S’il est vrai que La princesse de Clèves correspond en bien des points à la tragédie selon la définition du philosophe grec, ce roman reste avant tout une forme singulière et originale du genre ; ne devrait-on pas alors y chercher davantage les marques de son époque et de la tragédie classique ?
- Le roman de Mme de La Fayette présente bien des caractéristiques communes avec la tragédie, telle que la définit Aristote.
1/ Une action noble conduite par un personnage, modèle de perfection et de vertu. Mme de L souligne dès le début du roman son rayonnement et sa perfection physique et morale.
Tout le roman insiste sur la perfection morale de l’héroïne : innocente et obéissante à sa mère, quand elle épouse le Prince de Clèves ; modèle de vertu quand, ayant découvert sa passion pour le duc, elle fait tout pour le fuir ; modèle de loyauté quand elle dit la vérité à son époux, puis quand elle persiste à lui rester fidèle après sa mort.
Ce personnage a une influence bénéfique sur les autres : elle change le « vert-galant » duc de Nemours en amant respectueux et dévoué, et lui fait délaisser l’ambition qui lui aurait permis de devenir prince d’Angleterre.
2/ Le lecteur ressent comme dans la tragédie pitié et frayeur : pitié pour la princesse mal mariée et compassion pour ses efforts désespérés contre la passion, pitié pour ses amants malheureux, à commencer par son époux, puis le chevalier de Guise et enfin le duc de Nemours. (destin tragique des 2 premiers). Grâce aux rebondissements de l’intrigue liés à la Cour et à ses obligations, le lecteur ressent en permanence une forme de crainte et de doute : Nemours va-t-il se déclarer ? La princesse va-t-elle se trahir devant tout le monde, elle qui ne sait pas dissimuler ? Comme M de Clèves va-t-il réagir ? Le duc va-t-il oser frapper à la fenêtre de la princesse qu’il trouve en pleine contemplation de son propre portrait ? En fait, l’héroïne est constamment en danger de perdre sa réputation et de provoquer un scandale à la Cour.
3/ Le roman montre à quel point les passions sont funestes. Exemple : les tourments de la jalousie lorsque la princesse croit que le duc a une autre maîtresse. Le prince de Clèves est malheureux dès le début de son mariage parce que sa femme n’a pas d’amour pour lui ; il interprète le récit de son espion comme une preuve de l’infidélité de sa femme, et en meurt de chagrin. Après sa mort, la princesse, elle aussi, tombe malade d’avoir refusé l’amour du duc par crainte de revivre les tourments de la jalousie.
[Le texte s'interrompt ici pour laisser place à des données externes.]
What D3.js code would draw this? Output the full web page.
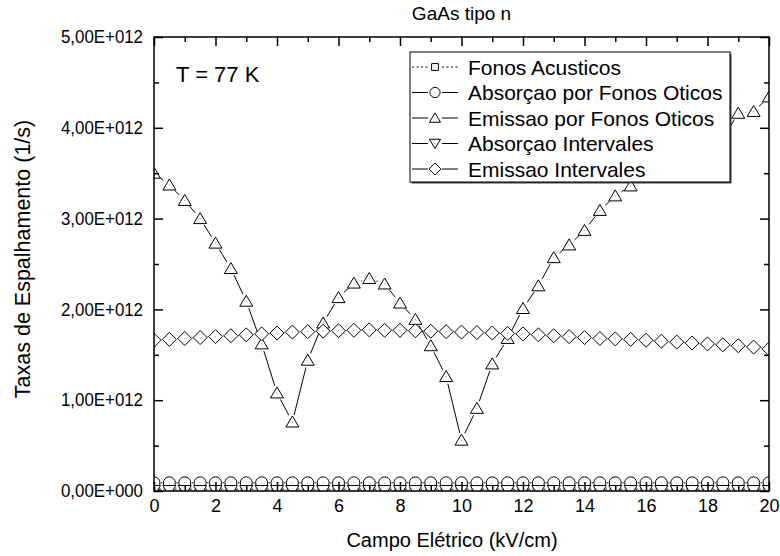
<!DOCTYPE html>
<html>
<head>
<meta charset="utf-8">
<script src="https://cdn.jsdelivr.net/npm/d3@7"></script>
<style>
  body { margin: 0; background: #fff; }
  svg { display: block; }
  text { font-family: "Liberation Sans", Arial, Helvetica, sans-serif; fill: #000; }
</style>
</head>
<body>
<svg id="chart" width="780" height="556"></svg>
<script>
// Electric field (kV/cm)
const campo = [0, 0.5, 1, 1.5, 2, 2.5, 3, 3.5, 4, 4.5, 5, 5.5, 6, 6.5, 7, 7.5, 8, 8.5, 9, 9.5,
               10, 10.5, 11, 11.5, 12, 12.5, 13, 13.5, 14, 14.5, 15, 15.5, 16, 16.5, 17, 17.5, 18, 18.5, 19, 19.5, 20];

// Scattering rates (1/s)
const fonosAcusticos = [0.02e12, 0.02e12, 0.02e12, 0.02e12, 0.02e12, 0.02e12, 0.02e12, 0.02e12, 0.02e12, 0.02e12,
                        0.02e12, 0.02e12, 0.02e12, 0.02e12, 0.02e12, 0.02e12, 0.02e12, 0.02e12, 0.02e12, 0.02e12,
                        0.02e12, 0.02e12, 0.02e12, 0.02e12, 0.02e12, 0.02e12, 0.02e12, 0.02e12, 0.02e12, 0.02e12,
                        0.02e12, 0.02e12, 0.02e12, 0.02e12, 0.02e12, 0.02e12, 0.02e12, 0.02e12, 0.02e12, 0.02e12, 0.02e12];
const absorcaoOticos = [0.09e12, 0.09e12, 0.09e12, 0.09e12, 0.09e12, 0.09e12, 0.09e12, 0.09e12, 0.09e12, 0.09e12,
                        0.09e12, 0.09e12, 0.09e12, 0.09e12, 0.09e12, 0.09e12, 0.09e12, 0.09e12, 0.09e12, 0.09e12,
                        0.09e12, 0.09e12, 0.09e12, 0.09e12, 0.09e12, 0.09e12, 0.09e12, 0.09e12, 0.09e12, 0.09e12,
                        0.09e12, 0.09e12, 0.09e12, 0.09e12, 0.09e12, 0.09e12, 0.09e12, 0.09e12, 0.09e12, 0.09e12, 0.09e12];
const emissaoOticos = [3.50e12, 3.37e12, 3.20e12, 3.00e12, 2.73e12, 2.45e12, 2.09e12, 1.62e12, 1.08e12, 0.76e12,
                       1.44e12, 1.85e12, 2.13e12, 2.29e12, 2.34e12, 2.28e12, 2.07e12, 1.89e12, 1.60e12, 1.26e12,
                       0.56e12, 0.91e12, 1.40e12, 1.68e12, 2.01e12, 2.26e12, 2.57e12, 2.71e12, 2.87e12, 3.09e12,
                       3.25e12, 3.36e12, 3.47e12, 3.57e12, 3.66e12, 3.74e12, 3.81e12, 3.88e12, 4.16e12, 4.18e12, 4.34e12];
const absorcaoIntervales = [0.005e12, 0.005e12, 0.005e12, 0.005e12, 0.005e12, 0.005e12, 0.005e12, 0.005e12, 0.005e12, 0.005e12,
                            0.005e12, 0.005e12, 0.005e12, 0.005e12, 0.005e12, 0.005e12, 0.005e12, 0.005e12, 0.005e12, 0.005e12,
                            0.005e12, 0.005e12, 0.005e12, 0.005e12, 0.005e12, 0.005e12, 0.005e12, 0.005e12, 0.005e12, 0.005e12,
                            0.005e12, 0.005e12, 0.005e12, 0.005e12, 0.005e12, 0.005e12, 0.005e12, 0.005e12, 0.005e12, 0.005e12, 0.005e12];
const emissaoIntervales = [1.66e12, 1.67e12, 1.68e12, 1.69e12, 1.70e12, 1.71e12, 1.72e12, 1.73e12, 1.74e12, 1.75e12,
                           1.755e12, 1.76e12, 1.765e12, 1.77e12, 1.775e12, 1.77e12, 1.77e12, 1.765e12, 1.76e12, 1.755e12,
                           1.75e12, 1.745e12, 1.74e12, 1.735e12, 1.73e12, 1.72e12, 1.71e12, 1.70e12, 1.69e12, 1.68e12,
                           1.675e12, 1.67e12, 1.66e12, 1.65e12, 1.64e12, 1.63e12, 1.62e12, 1.61e12, 1.60e12, 1.585e12, 1.565e12];

const seriesNames = ["Fonos Acusticos", "Absorçao por Fonos Oticos", "Emissao por Fonos Oticos",
                     "Absorçao Intervales", "Emissao Intervales"];
const seriesShapes = ["square", "circle", "triangleUp", "triangleDown", "diamond"];
const seriesDash = ["2,2.5", null, null, null, null];

const xTickValues = [0, 2, 4, 6, 8, 10, 12, 14, 16, 18, 20];
const xMinorTicks = [1, 3, 5, 7, 9, 11, 13, 15, 17, 19];
const yTickValues = [0, 1e12, 2e12, 3e12, 4e12, 5e12];
const yTickLabels = ["0,00E+000", "1,00E+012", "2,00E+012", "3,00E+012", "4,00E+012", "5,00E+012"];
const yMinorTicks = [0.5e12, 1.5e12, 2.5e12, 3.5e12, 4.5e12];

const titleText = "GaAs tipo n";
const tempText = "T = 77 K";
const xTitle = "Campo Elétrico (kV/cm)";
const yTitle = "Taxas de Espalhamento (1/s)";

const seriesValues = [fonosAcusticos, absorcaoOticos, emissaoOticos, absorcaoIntervales, emissaoIntervales];
const series = seriesNames.map((name, i) => ({
  name, shape: seriesShapes[i], dash: seriesDash[i],
  points: campo.map((c, j) => ({ x: c, y: seriesValues[i][j] }))
}));

const svg = d3.select("#chart");
const plot = { left: 154, right: 769, top: 37, bottom: 491 };

const x = d3.scaleLinear().domain([0, 20]).range([plot.left, plot.right]);
const y = d3.scaleLinear().domain([0, 5e12]).range([plot.bottom, plot.top]);

// symbol outlines, centred on the data point
function shapePath(shape, s) {
  switch (shape) {
    case "square": return `M${-4 * s},${-4 * s}H${4 * s}V${4 * s}H${-4 * s}Z`;
    case "triangleUp": return `M0,${-6 * s}L${6.5 * s},${5 * s}L${-6.5 * s},${5 * s}Z`;
    case "triangleDown": return `M0,${6 * s}L${6.5 * s},${-5 * s}L${-6.5 * s},${-5 * s}Z`;
    case "diamond": return `M0,${-7 * s}L${7 * s},0L0,${7 * s}L${-7 * s},0Z`;
    default: return null;
  }
}
const gapFor = { square: 5, circle: 7, triangleUp: 7.5, triangleDown: 7.5, diamond: 7.5 };

function drawSymbol(g, shape, s) {
  if (shape === "circle") {
    g.append("circle").attr("r", 6 * s).attr("fill", "#fff").attr("stroke", "#000").attr("stroke-width", 1);
  } else {
    g.append("path").attr("d", shapePath(shape, s)).attr("fill", "#fff").attr("stroke", "#000").attr("stroke-width", 1);
  }
  g.append("circle").attr("r", 0.6).attr("fill", "#999");
}

svg.append("defs").append("clipPath").attr("id", "plotClip")
  .append("rect").attr("x", plot.left).attr("y", plot.top)
  .attr("width", plot.right - plot.left).attr("height", plot.bottom - plot.top);

const dataLayer = svg.append("g").attr("clip-path", "url(#plotClip)");

series.forEach(s => {
  const g = dataLayer.append("g");
  const gap = gapFor[s.shape];
  // connecting segments, stopped short of each symbol
  const pts = s.points.map(p => [x(p.x), y(p.y)]);
  for (let i = 0; i < pts.length - 1; i++) {
    const [x0, y0] = pts[i], [x1, y1] = pts[i + 1];
    const len = Math.hypot(x1 - x0, y1 - y0);
    if (len <= 2 * gap) continue;
    const ux = (x1 - x0) / len, uy = (y1 - y0) / len;
    g.append("line")
      .attr("x1", x0 + ux * gap).attr("y1", y0 + uy * gap)
      .attr("x2", x1 - ux * gap).attr("y2", y1 - uy * gap)
      .attr("stroke", "#000").attr("stroke-width", 1)
      .attr("stroke-dasharray", s.dash);
  }
  g.selectAll("g.pt").data(s.points).join("g")
    .attr("class", "pt")
    .attr("transform", d => `translate(${x(d.x)},${y(d.y)})`)
    .each(function () { drawSymbol(d3.select(this), s.shape, 1); });
});

// axes: inward ticks on all four sides
const axisStyle = g => {
  g.attr("font-family", null).attr("font-size", null);
  g.selectAll("path.domain").remove();
  g.selectAll("line").attr("stroke", "#000").attr("stroke-width", 1.5);
};

svg.append("g").attr("transform", `translate(0,${plot.bottom})`)
  .call(d3.axisBottom(x).tickValues(xTickValues).tickSize(-9).tickPadding(8).tickFormat(d3.format("d")))
  .call(axisStyle)
  .call(g => g.selectAll("text").style("font-size", "18px"));
svg.append("g").attr("transform", `translate(0,${plot.bottom})`)
  .call(d3.axisBottom(x).tickValues(xMinorTicks).tickSize(-5).tickFormat(""))
  .call(axisStyle);
svg.append("g").attr("transform", `translate(0,${plot.top})`)
  .call(d3.axisTop(x).tickValues(xTickValues).tickSize(-9).tickFormat(""))
  .call(axisStyle);
svg.append("g").attr("transform", `translate(0,${plot.top})`)
  .call(d3.axisTop(x).tickValues(xMinorTicks).tickSize(-5).tickFormat(""))
  .call(axisStyle);

svg.append("g").attr("transform", `translate(${plot.left},0)`)
  .call(d3.axisLeft(y).tickValues(yTickValues).tickSize(-9).tickPadding(11)
    .tickFormat((d, i) => yTickLabels[i]))
  .call(axisStyle)
  .call(g => g.selectAll("text").style("font-size", "18px")
    .attr("textLength", 82).attr("lengthAdjust", "spacingAndGlyphs"));
svg.append("g").attr("transform", `translate(${plot.left},0)`)
  .call(d3.axisLeft(y).tickValues(yMinorTicks).tickSize(-5).tickFormat(""))
  .call(axisStyle);
svg.append("g").attr("transform", `translate(${plot.right},0)`)
  .call(d3.axisRight(y).tickValues(yTickValues).tickSize(-9).tickFormat(""))
  .call(axisStyle);
svg.append("g").attr("transform", `translate(${plot.right},0)`)
  .call(d3.axisRight(y).tickValues(yMinorTicks).tickSize(-5).tickFormat(""))
  .call(axisStyle);

svg.append("rect")
  .attr("x", plot.left).attr("y", plot.top)
  .attr("width", plot.right - plot.left).attr("height", plot.bottom - plot.top)
  .attr("fill", "none").attr("stroke", "#000").attr("stroke-width", 1.5);

// legend
const leg = { x: 410, y: 52, w: 320, h: 130, row0: 67, rowStep: 25.5 };
const legend = svg.append("g");
legend.append("rect").attr("x", leg.x + 1.5).attr("y", leg.y + 1.5)
  .attr("width", leg.w).attr("height", leg.h).attr("fill", "#444");
legend.append("rect").attr("x", leg.x).attr("y", leg.y)
  .attr("width", leg.w).attr("height", leg.h)
  .attr("fill", "#fff").attr("stroke", "#000").attr("stroke-width", 1);

series.forEach((s, i) => {
  const cy = leg.row0 + i * leg.rowStep;
  const row = legend.append("g").attr("transform", `translate(0,${cy})`);
  row.append("line").attr("x1", leg.x + 2).attr("x2", leg.x + 18).attr("y1", 0).attr("y2", 0)
    .attr("stroke", "#000").attr("stroke-dasharray", s.dash);
  row.append("line").attr("x1", leg.x + 32).attr("x2", leg.x + 48).attr("y1", 0).attr("y2", 0)
    .attr("stroke", "#000").attr("stroke-dasharray", s.dash);
  const sym = row.append("g").attr("transform", `translate(${leg.x + 25},0)`);
  drawSymbol(sym, s.shape, 0.85);
  row.append("text").attr("x", leg.x + 58).attr("y", 0).attr("dy", "0.36em")
    .style("font-size", "21px").text(s.name);
});

// titles
svg.append("text").attr("x", (plot.left + plot.right) / 2).attr("y", 20)
  .attr("text-anchor", "middle").style("font-size", "19px").text(titleText);
svg.append("text").attr("x", 176).attr("y", 82)
  .style("font-size", "22px").text(tempText);
svg.append("text").attr("x", 452).attr("y", 547)
  .attr("text-anchor", "middle").style("font-size", "20px").text(xTitle);
svg.append("text").attr("transform", `translate(30,259) rotate(-90)`)
  .attr("text-anchor", "middle").style("font-size", "21.5px").text(yTitle);
</script>
</body>
</html>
Tout vise à montrer au lecteur à quel point l’amour est dangereux et funeste. Il conduit l’héroïne à la mort. Le roman a, comme la tragédie, valeur de mise en garde contre les conséquences terribles des passions dans l’âme humaine.
- Mais il est d’abord un exemple original du genre romanesque.
1/ Contrairement à la tragédie qui , surtout à l’époque classique, privilégie l’unité de l’intrigue, le roman inclut dans son intrigue principale, plusieurs autres histoires qui l’éclairent : par exemple, l’histoire de Diane de Poitiers racontée par Mme de Chartres à sa fille, pour lui expliquer les relations complexes qui naissent de l’amour et du pouvoir. L’histoire de Sancerre et Mme de Tournon, racontée par le prince de Clèves, va déterminer la princesse à choisir la loyauté plutôt que la dissimulation. L’œuvre se rapproche en cela du roman à tiroirs, à ceci près que les tiroirs ne sont pas des digressions, mais des épisodes à part entière de l’histoire.